Like all insurance, with pet insurance you're paying for something you may never use. But in the event you need it, you should be sure the coverage is there. Health insurance for both people and pets is a business and it stays alive by making a profit. By definition, pet insurance insures against emergency costs while charging monthly premiums whether or not claims are made. That, of course, is the essence of insurance. Either you take the risk or you pay the insurance company to take the risk on your behalf.
If you're the kind of pet owner who would stop at nothing to save or improve the life of your pet, the dollars can add up quickly. A hit-by-car accident could easily cost upward of $5,000 in vet bills, especially if your pet is in intensive care in a 24- hour hospital, which costs around $500 per day. You pay for insurance in case your pet needs medical attention that you can't afford.
What Is Pet Insurance?
Pet insurance pays a portion of your vet bills in exchange for a monthly premium. Typically you pay the vet bill upfront and the insurance company reimburses you an amount that is stated in your policy.
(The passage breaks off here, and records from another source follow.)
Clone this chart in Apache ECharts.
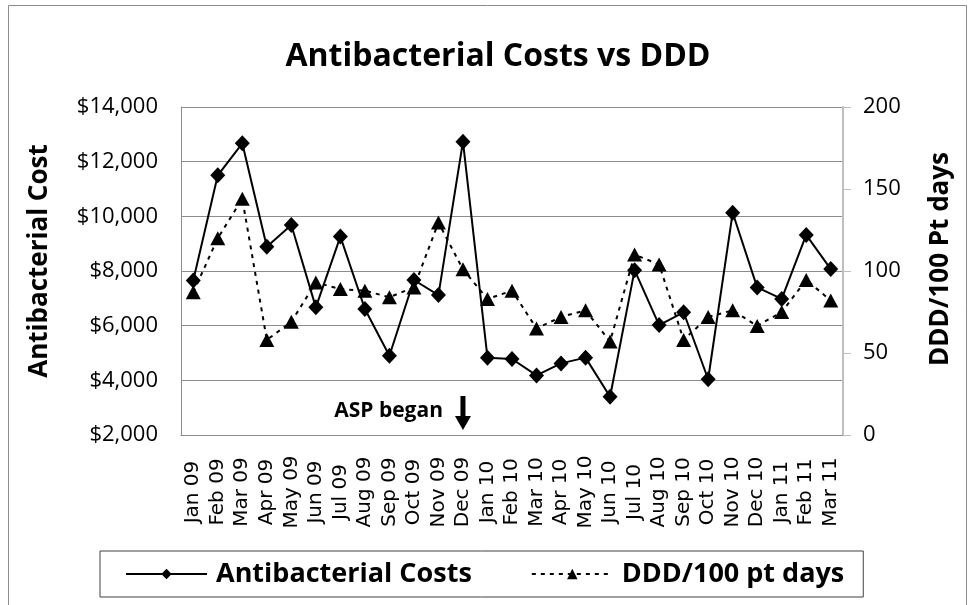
<!DOCTYPE html>
<html>
<head>
<meta charset="utf-8">
<script src="https://cdn.jsdelivr.net/npm/echarts@6/dist/echarts.min.js"></script>
<style>
  html, body { margin: 0; padding: 0; background: #fff; }
  #chart { width: 973px; height: 605px; }
</style>
</head>
<body>
<div id="chart"></div>
<script>
// Monthly antibacterial spend and DDD per 100 patient days
const months = ['Jan 09', 'Feb 09', 'Mar 09', 'Apr 09', 'May 09', 'Jun 09', 'Jul 09', 'Aug 09', 'Sep 09',
  'Oct 09', 'Nov 09', 'Dec 09', 'Jan 10', 'Feb 10', 'Mar 10', 'Apr 10', 'May 10', 'Jun 10', 'Jul 10',
  'Aug 10', 'Sep 10', 'Oct 10', 'Nov 10', 'Dec 10', 'Jan 11', 'Feb 11', 'Mar 11'];

const costs = [7650, 11500, 12670, 8890, 9680, 6670, 9260, 6610, 4900,
  7670, 7120, 12730, 4830, 4780, 4180, 4620, 4830, 3400, 8030,
  6020, 6490, 4040, 10130, 7400, 6980, 9320, 8070];

const dddPer100 = [87, 120, 144, 58, 69, 93, 89, 88, 84,
  90, 129.5, 101, 83, 88, 65, 72, 76, 57, 110,
  104, 58, 72, 76, 66.5, 75, 94.5, 82];

const costTicks = { min: 2000, max: 14000, step: 2000 };
const dddTicks = { min: 0, max: 200, step: 50 };

const aspStart = 'Dec 09';

const SANS = '"Open Sans", "Noto Sans", sans-serif';

const chart = echarts.init(document.getElementById('chart'), null, { renderer: 'canvas' });

const option = {
  animation: false,
  backgroundColor: '#ffffff',
  grid: { left: 181, right: 130, top: 107, bottom: 170, containLabel: false },
  xAxis: {
    type: 'category',
    data: months,
    boundaryGap: true,
    axisLine: { show: true, lineStyle: { color: '#8c8c8c', width: 1 } },
    axisTick: { show: false },
    axisLabel: {
      interval: 0,
      rotate: 90,
      align: 'center',
      verticalAlign: 'middle',
      margin: 57,
      fontFamily: '"DejaVu Sans", sans-serif',
      fontSize: 20,
      color: '#000'
    },
    splitLine: { show: false }
  },
  yAxis: [
    {
      type: 'value',
      min: costTicks.min,
      max: costTicks.max,
      interval: costTicks.step,
      position: 'left',
      axisLine: { show: true, lineStyle: { color: '#8c8c8c', width: 1 } },
      axisTick: { show: false },
      axisLabel: {
        margin: 23,
        fontFamily: SANS,
        fontSize: 22,
        color: '#000',
        formatter: v => '$' + v.toLocaleString('en-US')
      },
      splitLine: { show: true, lineStyle: { color: '#8c8c8c', width: 1 } }
    },
    {
      type: 'value',
      min: dddTicks.min,
      max: dddTicks.max,
      interval: dddTicks.step,
      position: 'right',
      axisLine: { show: true, lineStyle: { color: '#bfbfbf', width: 2 } },
      axisTick: { show: true, inside: false, length: 8, lineStyle: { color: '#bfbfbf', width: 1 } },
      axisLabel: {
        margin: 20,
        fontFamily: SANS,
        fontSize: 22,
        color: '#000'
      },
      splitLine: { show: false }
    }
  ],
  legend: {
    left: 100,
    top: 551,
    padding: [8, 19, 8, 25],
    itemWidth: 81,
    itemHeight: 13,
    itemGap: 59,
    borderColor: '#404040',
    borderWidth: 1,
    textStyle: {
      fontFamily: SANS, fontWeight: 'bold', fontSize: 27, color: '#000', lineHeight: 30,
      padding: [0, 0, 0, 4]
    },
    data: ['Antibacterial Costs', 'DDD/100 pt days']
  },
  series: [
    {
      name: 'Antibacterial Costs',
      type: 'line',
      yAxisIndex: 0,
      data: costs,
      symbol: 'diamond',
      symbolSize: [15, 16],
      lineStyle: { color: '#000', width: 2, type: 'solid' },
      itemStyle: { color: '#000' },
      z: 2
    },
    {
      name: 'DDD/100 pt days',
      type: 'line',
      yAxisIndex: 1,
      data: dddPer100,
      symbol: 'triangle',
      symbolSize: [15, 14],
      lineStyle: { color: '#000', width: 2, type: [4, 5] },
      itemStyle: { color: '#000' },
      z: 3
    }
  ]
};

chart.setOption(option);

// Free text and the ASP start marker, placed relative to the plot
const gridRect = chart.getModel().getComponent('grid', 0).coordinateSystem.getRect();
const arrowX = chart.convertToPixel({ xAxisIndex: 0 }, aspStart);
const axisBottomY = gridRect.y + gridRect.height;

chart.setOption({
  graphic: [
    {
      type: 'rect',
      silent: true,
      z: -10,
      shape: { x: 8.5, y: 5.5, width: 958, height: 700 },
      style: { fill: null, stroke: '#8c8c8c', lineWidth: 1 }
    },
    {
      type: 'text',
      x: 498, y: 57,
      style: {
        text: 'Antibacterial Costs vs DDD',
        fontFamily: SANS, fontWeight: 'bold', fontSize: 32, fill: '#000',
        align: 'center', verticalAlign: 'middle'
      }
    },
    {
      type: 'text',
      x: 40, y: 261,
      rotation: Math.PI / 2,
      style: {
        text: 'Antibacterial Cost',
        fontFamily: SANS, fontWeight: 'bold', fontSize: 26, fill: '#000',
        align: 'center', verticalAlign: 'middle'
      }
    },
    {
      type: 'text',
      x: 941, y: 259,
      rotation: Math.PI / 2,
      style: {
        text: 'DDD/100 Pt days',
        fontFamily: SANS, fontWeight: 'bold', fontSize: 26, fill: '#000',
        align: 'center', verticalAlign: 'middle'
      }
    },
    {
      type: 'text',
      x: arrowX - 20, y: axisBottomY - 24,
      style: {
        text: 'ASP began',
        fontFamily: SANS, fontWeight: 'bold', fontSize: 21, fill: '#000',
        align: 'right', verticalAlign: 'middle'
      }
    },
    {
      type: 'polygon',
      shape: {
        points: [
          [arrowX - 2.5, axisBottomY - 39],
          [arrowX + 2.5, axisBottomY - 39],
          [arrowX + 2.5, axisBottomY - 19],
          [arrowX + 8, axisBottomY - 19],
          [arrowX, axisBottomY - 5],
          [arrowX - 8, axisBottomY - 19],
          [arrowX - 2.5, axisBottomY - 19]
        ]
      },
      style: { fill: '#000' }
    }
  ]
});
</script>
</body>
</html>
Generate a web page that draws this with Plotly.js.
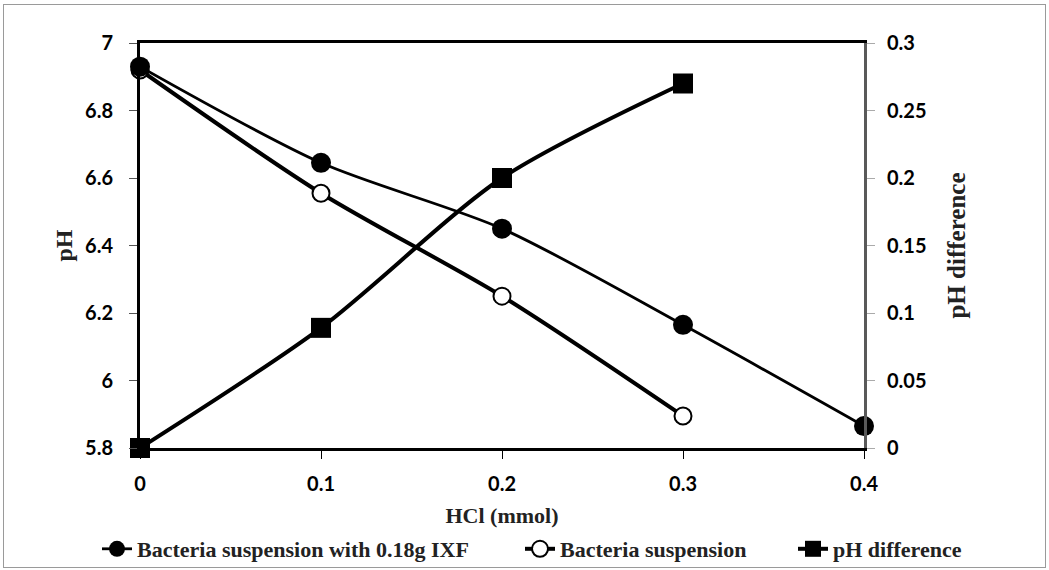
<!DOCTYPE html>
<html>
<head>
<meta charset="utf-8">
<script src="https://cdn.plot.ly/plotly-3.0.1.min.js"></script>
<style>
  html, body { margin: 0; padding: 0; background: #fff; }
  #wrap { position: relative; width: 1049px; height: 570px; }
  #chart { width: 1049px; height: 570px; }
  #frame { position: absolute; left: 3px; top: 4px; width: 1041px; height: 562px;
           border: 1px solid #9a9a9a; pointer-events: none; }
</style>
</head>
<body>
<div id="wrap"><div id="chart"></div><div id="frame"></div></div>
<script>
// Data
const hcl = [0, 0.1, 0.2, 0.3, 0.4];
const hclSusp = [0, 0.1, 0.2, 0.3];
const phWithIXF = [6.93, 6.645, 6.45, 6.165, 5.865];
const phSuspension = [6.92, 6.555, 6.25, 5.895];
const phDifference = [0, 0.089, 0.2, 0.27];

const seriesNames = ['Bacteria suspension with 0.18g IXF', 'Bacteria suspension', 'pH difference'];
const xTitle = 'HCl (mmol)';
const yTitle = 'pH';
const y2Title = 'pH difference';

const tickFont = { family: 'Lato, "Open Sans", sans-serif', size: 20, color: '#000', weight: 700 };
const serifFont = { family: '"Liberation Serif", "Times New Roman", serif', color: '#222', weight: 700 };

const traces = [
  {
    x: hclSusp, y: phSuspension, name: seriesNames[1], type: 'scatter', mode: 'lines+markers',
    legend: 'legend2',
    line: { color: '#000', width: 4, shape: 'spline', smoothing: 0.8 },
    marker: { symbol: 'circle', size: 17, color: '#fff', line: { color: '#000', width: 2 } },
    cliponaxis: false
  },
  {
    x: hcl, y: phWithIXF, name: seriesNames[0], type: 'scatter', mode: 'lines+markers',
    legend: 'legend',
    line: { color: '#000', width: 2.8, shape: 'spline', smoothing: 0.8 },
    marker: { symbol: 'circle', size: 20, color: '#000' },
    cliponaxis: false
  },
  {
    x: hclSusp, y: phDifference, name: seriesNames[2], type: 'scatter', mode: 'lines+markers',
    yaxis: 'y2', legend: 'legend3',
    line: { color: '#000', width: 4, shape: 'spline', smoothing: 0.8 },
    marker: { symbol: 'square', size: 20, color: '#000' },
    cliponaxis: false
  }
];

function legendAt(px) {
  return {
    orientation: 'h',
    xref: 'container', x: px / 1049, xanchor: 'left',
    yref: 'container', y: 1 - 549 / 570, yanchor: 'middle',
    font: Object.assign({ size: 22 }, serifFont),
    bgcolor: 'rgba(0,0,0,0)', borderwidth: 0
  };
}

const layout = {
  width: 1049, height: 570,
  margin: { l: 140, r: 185, t: 43, b: 122 },
  paper_bgcolor: '#fff', plot_bgcolor: '#fff',
  showlegend: true,
  legend: legendAt(97),
  legend2: legendAt(520),
  legend3: legendAt(793),
  xaxis: {
    range: [0, 0.4], dtick: 0.1, tick0: 0,
    showgrid: false, zeroline: false, automargin: false,
    showline: true, linecolor: '#000', linewidth: 3, mirror: true,
    ticks: 'outside', ticklen: 8, tickcolor: '#000', tickwidth: 1,
    ticklabelstandoff: 8,
    tickfont: tickFont,
    title: { text: xTitle, font: Object.assign({ size: 22 }, serifFont), standoff: 17 }
  },
  yaxis: {
    range: [5.8, 7], dtick: 0.2, tick0: 5.8,
    showgrid: false, zeroline: false, automargin: false,
    showline: true, linecolor: '#000', linewidth: 3,
    ticks: 'outside', ticklen: 8, tickcolor: '#555', tickwidth: 1,
    ticklabelstandoff: 12,
    tickfont: tickFont,
    title: { text: yTitle, font: Object.assign({ size: 24 }, serifFont), standoff: 6 }
  },
  yaxis2: {
    range: [0, 0.3], dtick: 0.05, tick0: 0,
    overlaying: 'y', side: 'right', automargin: false,
    showline: true, linecolor: '#595959', linewidth: 3,
    showgrid: false, zeroline: false,
    ticks: 'outside', ticklen: 8, tickcolor: '#aaa', tickwidth: 1,
    ticklabelstandoff: 8,
    tickfont: tickFont,
    title: { text: y2Title, font: Object.assign({ size: 25 }, serifFont), standoff: 22 }
  }
};

Plotly.newPlot('chart', traces, layout, { displayModeBar: false, staticPlot: true });
</script>
</body>
</html>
Although there are differences, pet insurance is similar to human health insurance with deductibles, maximums, and co-pays. The portion that's paid to you is contingent on your policy and the stated conditions that are covered.
Pet insurance usually doesn't cover all treatments that your cat or dog might need. It's not inexpensive or without its share of problems. I've heard some clients complain that it has taken six to seven weeks to be reimbursed for a claim when the policy promises to pay in thirty days.